━━━━━ Extracted data ━━━━━

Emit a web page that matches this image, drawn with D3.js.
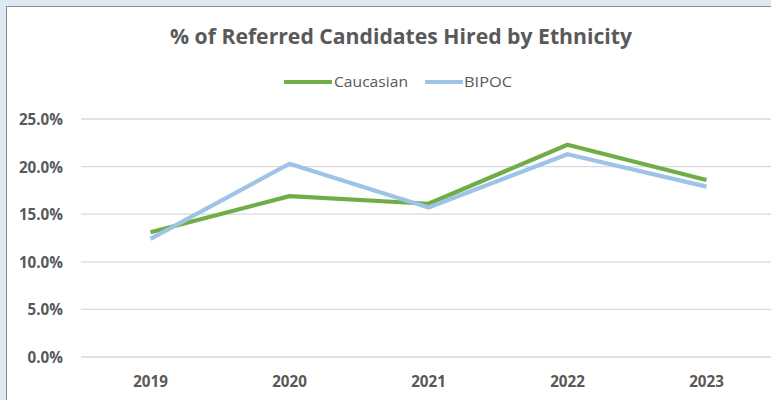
<!DOCTYPE html>
<html>
<head>
<meta charset="utf-8">
<script src="https://cdn.jsdelivr.net/npm/d3@7"></script>
<style>
  html, body { margin: 0; padding: 0; background: #dee9f5; }
  svg { display: block; }
</style>
</head>
<body>
<svg id="chart" width="771" height="400"></svg>
<script>
// Hire rates of referred candidates, by year and ethnicity
const years = ["2019", "2020", "2021", "2022", "2023"];
const caucasian = [0.131, 0.169, 0.161, 0.223, 0.186];
const bipoc = [0.124, 0.203, 0.157, 0.213, 0.179];
const yTicks = [0, 0.05, 0.10, 0.15, 0.20, 0.25];
const seriesNames = ["Caucasian", "BIPOC"];
const seriesColors = ["#70ad47", "#9dc3e6"];

const svg = d3.select("#chart");
const W = 771, H = 400;
const textColor = "#595959";
const font = "'Open Sans', 'Liberation Sans', sans-serif";

// chart frame
svg.append("rect").attr("x", 0).attr("y", 0).attr("width", W).attr("height", H).attr("fill", "#dee9f5");
svg.append("rect").attr("x", 6.5).attr("y", 6.5).attr("width", W + 10).attr("height", H + 10)
  .attr("fill", "#ffffff").attr("stroke", "#8c8c8c").attr("stroke-width", 1);

const x = d3.scaleBand().domain(years).range([81, 776]);
const y = d3.scaleLinear().domain([0, 0.25]).range([357, 119]);

// gridlines
svg.append("g").selectAll("line").data(yTicks).join("line")
  .attr("x1", 81).attr("x2", W)
  .attr("y1", d => y(d)).attr("y2", d => y(d))
  .attr("stroke", "#d9d9d9").attr("stroke-width", 1.3);

// y axis labels
const yAxis = d3.axisLeft(y).tickValues(yTicks).tickFormat(d3.format(".1%")).tickSize(0).tickPadding(0);
const gy = svg.append("g").attr("transform", "translate(63,0)").call(yAxis);
gy.select(".domain").remove();
gy.selectAll("text").attr("fill", textColor).attr("font-family", font)
  .attr("font-weight", "bold").attr("font-size", 15.2).attr("dy", "0.36em");

// x axis labels
const xAxis = d3.axisBottom(x).tickSize(0).tickPadding(0);
const gx = svg.append("g").attr("transform", "translate(0,376)").call(xAxis);
gx.select(".domain").remove();
gx.selectAll("text").attr("fill", textColor).attr("font-family", font)
  .attr("font-weight", "bold").attr("font-size", 15.2).attr("dy", "0.71em");

// lines
const line = d3.line().x((d, i) => x(years[i]) + x.bandwidth() / 2).y(d => y(d));
[caucasian, bipoc].forEach((s, k) => {
  svg.append("path").datum(s).attr("d", line)
    .attr("fill", "none").attr("stroke", seriesColors[k]).attr("stroke-width", 4.2)
    .attr("stroke-linejoin", "round").attr("stroke-linecap", "butt");
});

// title
svg.append("text").attr("x", 401).attr("y", 44).attr("text-anchor", "middle")
  .attr("fill", textColor).attr("font-family", font).attr("font-weight", "bold")
  .attr("font-size", 20.5).attr("textLength", 462).attr("lengthAdjust", "spacingAndGlyphs")
  .text("% of Referred Candidates Hired by Ethnicity");

// legend
const legend = [
  { name: seriesNames[0], color: seriesColors[0], x0: 284, x1: 332, tx: 334, tw: 74 },
  { name: seriesNames[1], color: seriesColors[1], x0: 425, x1: 463, tx: 464, tw: 48 }
];
legend.forEach(l => {
  svg.append("line").attr("x1", l.x0).attr("x2", l.x1).attr("y1", 82).attr("y2", 82)
    .attr("stroke", l.color).attr("stroke-width", 4.2);
  svg.append("text").attr("x", l.tx).attr("y", 87.3).attr("fill", textColor)
    .attr("font-family", font).attr("font-size", 14.8)
    .attr("textLength", l.tw).attr("lengthAdjust", "spacingAndGlyphs").text(l.name);
});
</script>
</body>
</html>
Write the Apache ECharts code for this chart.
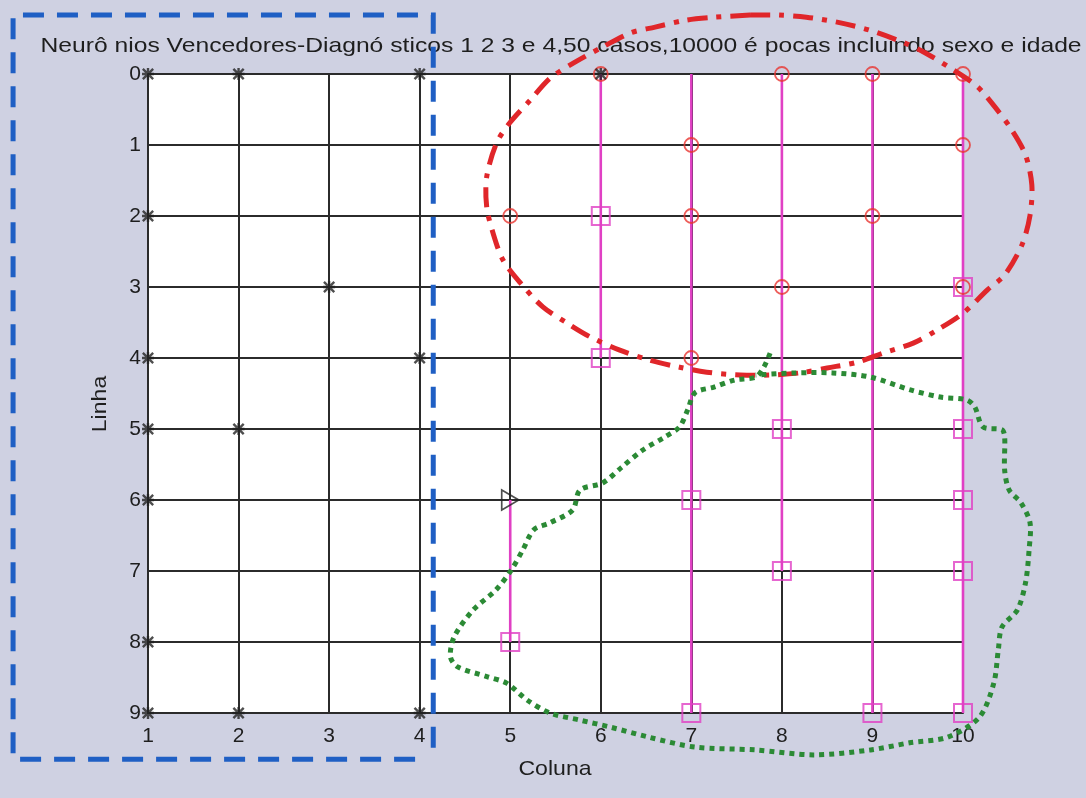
<!DOCTYPE html>
<html>
<head>
<meta charset="utf-8">
<title>Neurônios Vencedores</title>
<script src="https://cdn.jsdelivr.net/npm/echarts@6/dist/echarts.min.js"></script>
<style>
  html, body { margin: 0; padding: 0; background: #cfd1e2; }
  #chart { width: 1086px; height: 798px; }
</style>
</head>
<body>
<div id="chart"></div>
<script>
// ---- map layout (10 columns x 10 rows of neurons) ----
const columnTicks = [1, 2, 3, 4, 5, 6, 7, 8, 9, 10];
const rowTicks = [0, 1, 2, 3, 4, 5, 6, 7, 8, 9];

// ---- winning neurons per diagnostic class: [coluna, linha] ----
const starNeurons = [
  [1, 0], [2, 0], [4, 0], [6, 0],
  [1, 2], [3, 3], [1, 4], [4, 4],
  [1, 5], [2, 5], [1, 6], [1, 8],
  [1, 9], [2, 9], [4, 9]
];
const circleNeurons = [
  [6, 0], [8, 0], [9, 0], [10, 0],
  [7, 1], [10, 1],
  [5, 2], [7, 2], [9, 2],
  [8, 3], [10, 3],
  [7, 4]
];
const squareNeurons = [
  [6, 2], [10, 3], [6, 4],
  [8, 5], [10, 5],
  [7, 6], [10, 6],
  [8, 7], [10, 7],
  [5, 8],
  [7, 9], [9, 9], [10, 9]
];
const triangleNeurons = [[5, 6]];

// magenta links between neighbouring neurons: [coluna, linha inicial, linha final]
const magentaLinks = [
  [5, 6, 8],
  [6, 0, 4],
  [7, 0, 9],
  [8, 0, 7],
  [9, 0, 9],
  [10, 0, 9]
];

// ---- hand-drawn outlines, in map units (coluna, linha) ----
const blueBoxOutline = [
  [4.15, 9.49], [4.15, -0.83], [-0.49, -0.83], [-0.49, 9.65], [4.08, 9.65]
];
const redEllipseOutline = [
  [7.65, -0.83], [7.96, -0.83], [8.27, -0.80], [8.61, -0.73], [8.96, -0.62],
  [9.35, -0.44], [9.58, -0.30], [9.89, -0.06], [10.16, 0.18], [10.35, 0.46],
  [10.54, 0.79], [10.69, 1.14], [10.76, 1.56], [10.74, 1.99], [10.65, 2.41],
  [10.46, 2.83], [10.27, 3.04], [10.00, 3.37], [9.71, 3.61], [9.45, 3.79],
  [9.12, 3.93], [8.83, 4.06], [8.50, 4.14], [8.20, 4.21], [7.87, 4.24],
  [7.54, 4.24], [7.17, 4.20], [6.87, 4.13], [6.54, 4.03], [6.21, 3.89],
  [5.88, 3.70], [5.63, 3.51], [5.36, 3.28], [5.11, 2.94], [4.92, 2.62],
  [4.81, 2.24], [4.74, 1.87], [4.74, 1.45], [4.85, 0.97], [5.00, 0.68],
  [5.22, 0.37], [5.44, 0.06], [5.72, -0.17], [6.02, -0.38], [6.33, -0.58],
  [6.60, -0.66], [6.95, -0.76], [7.26, -0.80], [7.65, -0.83]
];
const greenBlobOutline = [
  [7.87, 3.93], [7.80, 4.13], [7.71, 4.27], [7.48, 4.31], [7.25, 4.41],
  [7.04, 4.49], [6.96, 4.73], [6.87, 4.97], [6.71, 5.11], [6.46, 5.30],
  [6.23, 5.54], [6.02, 5.76], [5.77, 5.86], [5.69, 6.14], [5.44, 6.32],
  [5.26, 6.42], [5.14, 6.70], [5.01, 6.99], [4.84, 7.27], [4.59, 7.55],
  [4.38, 7.93], [4.34, 8.21], [4.42, 8.35], [4.75, 8.49], [4.96, 8.58],
  [5.19, 8.82], [5.44, 9.00], [5.77, 9.10], [6.11, 9.20], [6.53, 9.34],
  [7.04, 9.48], [7.71, 9.52], [8.35, 9.59], [8.98, 9.52], [9.41, 9.42],
  [9.83, 9.34], [10.18, 9.06], [10.34, 8.58], [10.39, 8.11], [10.43, 7.79],
  [10.60, 7.55], [10.69, 7.17], [10.73, 6.70], [10.74, 6.32], [10.64, 6.04],
  [10.51, 5.86], [10.46, 5.58], [10.46, 5.11], [10.43, 5.01], [10.22, 4.97],
  [10.13, 4.69], [10.04, 4.59], [9.75, 4.55], [9.42, 4.45], [8.98, 4.27],
  [8.56, 4.21], [8.15, 4.21], [7.71, 4.24]
];

const titleText = 'Neurô nios Vencedores-Diagnó sticos 1 2 3 e 4,50 casos,10000 é pocas incluindo sexo e idade';
const xAxisName = 'Coluna';
const yAxisName = 'Linha';

// asterisk marker built from four thin bars
const asteriskPath = 'path://M4,0h2v10h-2z M0,4h10v2h-10z M1.4,0L10,8.6L8.6,10L0,1.4z M8.6,0L10,1.4L1.4,10L0,8.6z';

const FONT = '"Liberation Sans", Arial, sans-serif';
const MAGENTA = '#e040c4';
const RED = '#e8342f';
const INK = '#2b2b2b';
const TEXT = '#1e1e1e';

const series = [];

magentaLinks.forEach(([c, r0, r1]) => {
  series.push({
    type: 'line',
    data: [[c, r0], [c, r1]],
    symbol: 'none',
    lineStyle: { color: MAGENTA, width: 2.6 },
    z: 3,
    silent: true
  });
});

series.push({
  type: 'scatter',
  data: circleNeurons,
  symbol: 'circle',
  symbolSize: 14,
  itemStyle: { color: 'rgba(0,0,0,0)', borderColor: RED, borderWidth: 1.8 },
  z: 4
});
series.push({
  type: 'scatter',
  data: squareNeurons,
  symbol: 'rect',
  symbolSize: 18,
  itemStyle: { color: 'rgba(0,0,0,0)', borderColor: MAGENTA, borderWidth: 2 },
  z: 4
});
series.push({
  type: 'scatter',
  data: starNeurons,
  symbol: asteriskPath,
  symbolSize: 12,
  itemStyle: { color: '#222' },
  z: 5
});
series.push({
  type: 'scatter',
  data: triangleNeurons,
  symbol: 'triangle',
  symbolRotate: -90,
  symbolSize: [20, 17],
  itemStyle: { color: 'rgba(0,0,0,0)', borderColor: '#222', borderWidth: 1.8 },
  z: 5
});

// hand-drawn outlines, projected through the cartesian axes
function outlineSeries(points, stroke, dash, smooth) {
  return {
    type: 'custom',
    data: [[1, 0]],
    clip: false,
    silent: true,
    z: 10,
    renderItem: function (params, api) {
      return {
        type: 'polyline',
        shape: { points: points.map(p => api.coord(p)), smooth: smooth },
        style: { fill: null, stroke: stroke, lineWidth: 5, lineDash: dash, lineCap: 'butt', lineJoin: 'miter' }
      };
    }
  };
}
series.push(outlineSeries(blueBoxOutline, '#1f5fc4', [21, 13], 0));
series.push(outlineSeries(redEllipseOutline, '#e0262a', [20, 9, 5, 9], 0.3));
series.push(outlineSeries(greenBlobOutline, '#2b8a35', [5, 5], 0.3));

const chart = echarts.init(document.getElementById('chart'), null, { renderer: 'canvas' });
chart.setOption({
  animation: false,
  backgroundColor: '#cfd1e2',
  graphic: [
    {
      type: 'text', x: 561, y: 46, scaleX: 1.175,
      style: { text: titleText, fill: TEXT, font: '21px ' + FONT, align: 'center', verticalAlign: 'middle' },
      z: 1
    },
    {
      type: 'text', x: 555, y: 769, scaleX: 1.1,
      style: { text: xAxisName, fill: TEXT, font: '21px ' + FONT, align: 'center', verticalAlign: 'middle' }
    },
    {
      type: 'text', x: 100, y: 404, rotation: Math.PI / 2, scaleX: 1.1,
      style: { text: yAxisName, fill: TEXT, font: '21px ' + FONT, align: 'center', verticalAlign: 'middle' }
    }
  ],
  grid: {
    left: 148, right: 123, top: 74, bottom: 85,
    show: true, backgroundColor: '#ffffff', borderWidth: 0
  },
  xAxis: {
    type: 'value',
    min: columnTicks[0],
    max: columnTicks[columnTicks.length - 1],
    interval: 1,
    axisLine: { show: true, onZero: false, lineStyle: { color: INK, width: 2 } },
    axisTick: { show: false },
    axisLabel: { color: TEXT, fontSize: 21, fontFamily: FONT, margin: 13 },
    splitLine: { show: true, lineStyle: { color: INK, width: 2 } }
  },
  yAxis: {
    type: 'value',
    inverse: true,
    min: rowTicks[0],
    max: rowTicks[rowTicks.length - 1],
    interval: 1,
    axisLine: { show: true, onZero: false, lineStyle: { color: INK, width: 2 } },
    axisTick: { show: false },
    axisLabel: { color: TEXT, fontSize: 21, fontFamily: FONT, margin: 7 },
    splitLine: { show: true, lineStyle: { color: INK, width: 2 } }
  },
  series: series
});
</script>
</body>
</html>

━━━━━

> What is expected: Return each line among the entries that holds the word "this".

> Exercise solution:
Emit a web page that matches this image, drawn with D3.js.
Write the Apache ECharts code for this chart.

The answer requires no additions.